The choreography was imaginatively brought to life by Christopher Scott, who the GAY TIMES had the pleasure of interviewing in December 2024. The What Is This Feeling? dance sequence has become an internet sensation on TikTok – which will be banned and gone by soon– with numerous fans recreating its sharp, staccato movements. Scott recalls feeling deeply moved by seeing others take the choreography and make it their own.
“People started sending me the videos and it just started with me kind of reposting them, too. I was like, ‘This is so fun,’” Scott told the news outlet. “And then I had a moment where it hit me. There was a daughter and her mom and her dad dancing together, and I was like, ‘This is beautiful.’”
In Scott’s eyes, dance isn’t just about the move themselves. “We worked really hard to tell a story and put it in the cinema for people to have an experience,” he said.
He added: “Now they get to go home through dance and share something and have another experience on top of that. It’s just really gratifying.”
One part of the film that serves as the heartbreaking midpoint is the Ozdust Ballroom scene, which is a powerful meditation on identity, shame, and liberation, something many LGBTQIA+ audience members relate to. For Scott, all the choreography had specific, genuine, and meaningful intent.
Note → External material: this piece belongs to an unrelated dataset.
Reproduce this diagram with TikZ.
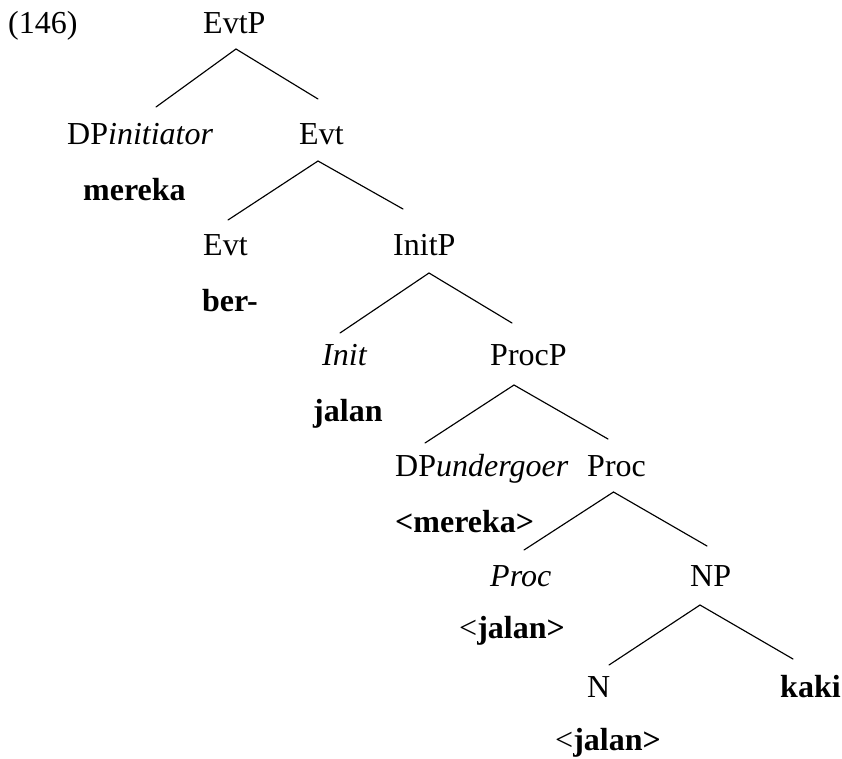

When the GAY TIMES asked Scott about Wicked’s connection to Oz’s rich queer history, he delightfully recalled a conversation with Ariana Grande about Ozma, a character in L. Frank Baum’s original Oz novels are considered to be one of the earlier known transgender characters in literature.
“Ari is such a historian of everything Wicked and Wizard of Oz. And there’s a character that she was explaining to me, Ozma,” Scott recalls.”It really did feel like, ‘Oh, we’re telling something, you know, this is bigger than one person’s experience.’ This is deep and I can’t even imagine what that story being told was like back then.”
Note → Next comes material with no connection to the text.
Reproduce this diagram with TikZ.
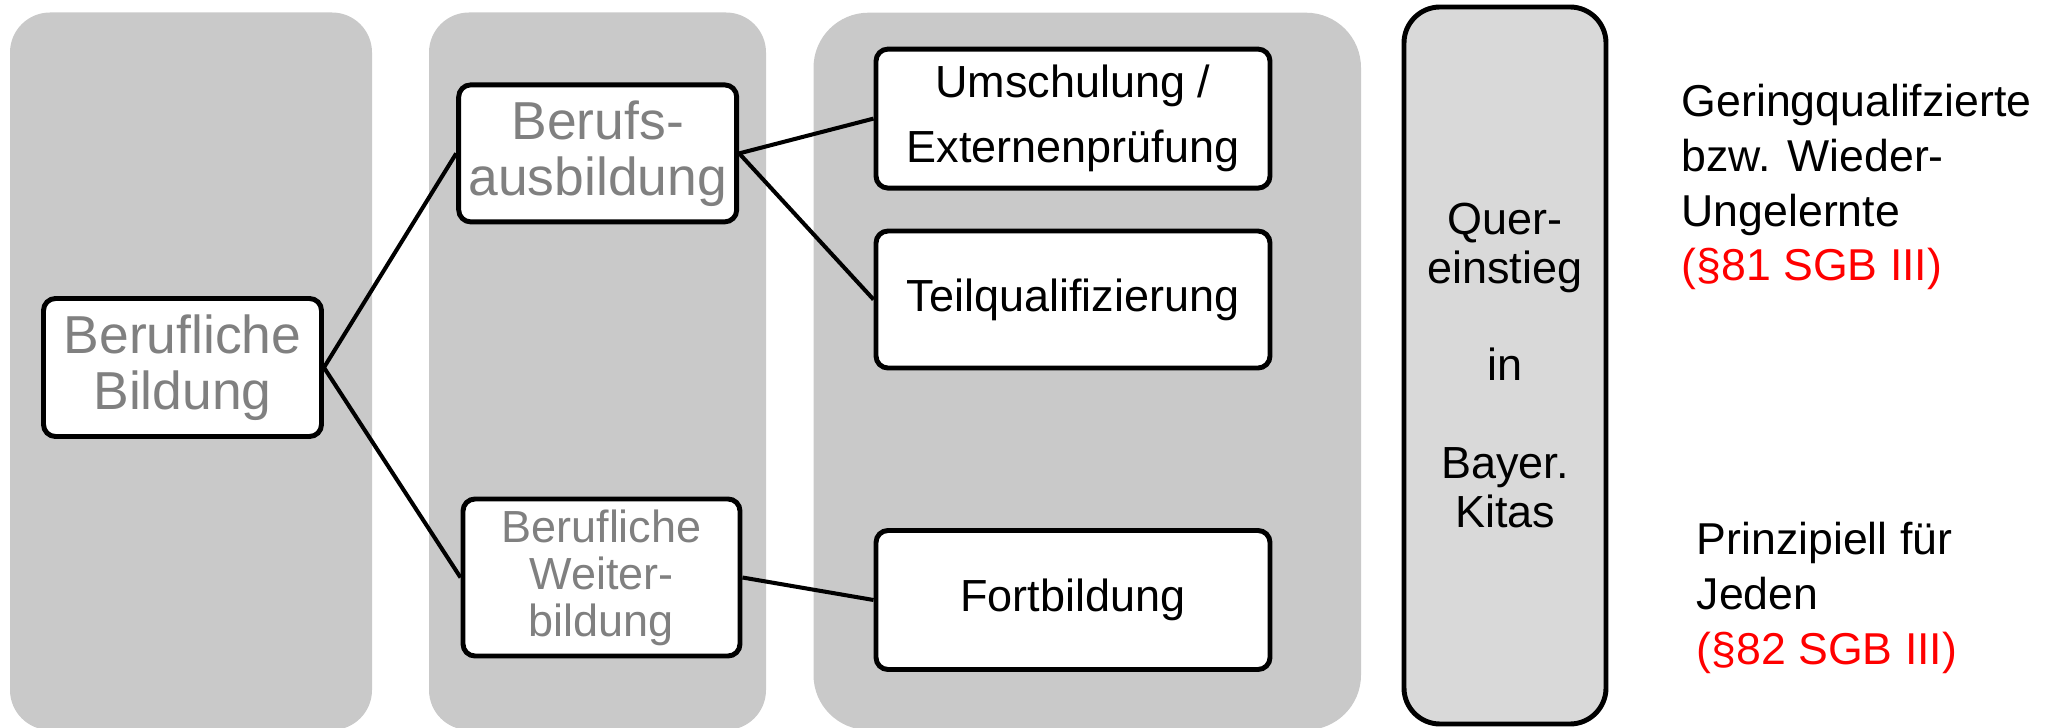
\documentclass[tikz,border=0pt]{standalone}
\usepackage{fontspec}
\setmainfont{Liberation Sans}
\usepackage{tikz}
\usetikzlibrary{positioning}
\tikzset{
    panel/.style={fill=black!21, rounded corners=0.4cm},
    gbox/.style={rectangle, rounded corners=0.12cm, draw=black, fill=white, line width=1.4pt, inner sep=0pt, align=center, text=black!50},
    bigbox/.style={gbox, minimum width=2.78cm, font=\fontsize{15.2}{15.9}\selectfont},
    smallbox/.style={gbox, minimum width=2.77cm, font=\fontsize{12.8}{13.4}\selectfont},
    kbox/.style={gbox, text=black, minimum width=3.94cm, font=\fontsize{12.8}{18.5}\selectfont},
    qbox/.style={rectangle, rounded corners=0.36cm, draw=black, fill=black!15, line width=1.4pt, inner sep=0pt, align=center, minimum width=2.02cm, minimum height=7.17cm, font=\fontsize{12.8}{13.9}\selectfont},
    note/.style={anchor=base west, inner sep=0pt, align=left, font=\fontsize{12.7}{15.6}\selectfont},
    link/.style={line width=1.15pt},
}

\begin{document}
\begin{tikzpicture}
    \useasboundingbox (0,0) rectangle (20.58,-7.28);
    % background columns
    \fill[panel] (0.10,-0.125) rectangle (3.72,-7.30);
    \fill[panel] (4.29,-0.125) rectangle (7.66,-7.30);
    \fill[panel, rounded corners=0.55cm] (8.135,-0.127) rectangle (13.61,-7.30);

    \node [bigbox, minimum height=1.38cm] (bild) at (1.825,-3.675) {Berufliche\\Bildung};
    \node [bigbox, minimum height=1.37cm] (ausb) at (5.977,-1.534) {Berufs-\\ausbildung};
    \node [smallbox, minimum height=1.57cm] (weit) at (6.015,-5.775) {Berufliche\\Weiter-\\bildung};
    \node [kbox, minimum height=1.39cm] (umsch) at (10.73,-1.186) {Umschulung /\\Externenprüfung};
    \node [kbox, minimum height=1.37cm] (teil) [below=0.38cm of umsch] {Teilqualifizierung};
    \node [kbox, minimum height=1.39cm] (fort) at (10.73,-6.00) {Fortbildung};
    \node [qbox] (quer) at (15.05,-3.655) {Quer-\\einstieg\\[13.9pt]in\\[13.9pt]Bayer.\\Kitas};

    \node [note] (gering) at (16.81,-2.81) {Geringqualifzierte\\bzw. Wieder-\\Ungelernte\\\textcolor{red}{(§81 SGB III)}};
    \node [note] (jeder) at (16.96,-6.64) {Prinzipiell für\\Jeden\\\textcolor{red}{(§82 SGB III)}};

    \draw[link] (bild.east) -- (ausb.west);
    \draw[link] (bild.east) -- (weit.west);
    \draw[link] (ausb.east) -- (umsch.west);
    \draw[link] (ausb.east) -- (teil.west);
    \draw[link] (weit.east) -- (fort.west);
\end{tikzpicture}
\end{document}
Understanding this from Grande has added even more emotional depth to Scott’s work. “I’m part of something that has a lineage that’s important.”
As the widely dedicated fanbase prepared to delve deeper into the complex world of Wicked with its home release, Scott hopes the choreography resonates as a heartfelt expression of identity, connection, and joy to the LGBTQ+ community and beyond — something endearingly wicked for fans in and of itself.